The Jewish graduate student provides no easy solutions. He is not exactly the heroic Jew descending from the heavens to help Professor Watt sort through these papers with a sensitive eye towards their Jewish origins. In fact, when the story began, I shared Professor Watt’s misgivings about him and would have been loathe to leave him alone in the room with the papers for fear he would damage them. His personal life is a mess, his motivations unclear, and his entire personality, while not full blown dude bro caricature (that is reserved for the rival team of historians) borders very close. Only through Professor Watt’s mentorship is he saved from jumping to conclusions and publishing some major mistakes.
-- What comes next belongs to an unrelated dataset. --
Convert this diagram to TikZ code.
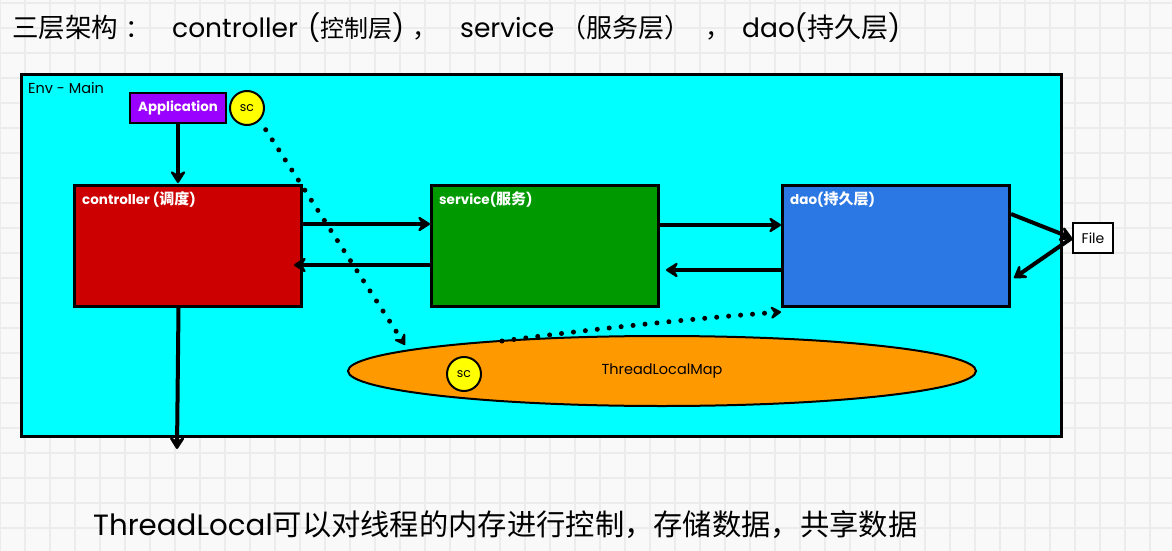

It is a true testament to Kadish’s skill that she gives him a full emotional arc showing great growth of character by the end.

None of the characters in The Weight of Ink is perfect. While we may sympathize with them, we also see their flaws. That is because they are people, living in a world where life is rarely easy or perfect whether you live in 1660 or 2025. I left my reading satisfied, having both learned something and felt something, which is a rare combination. My thanks for the recommendation.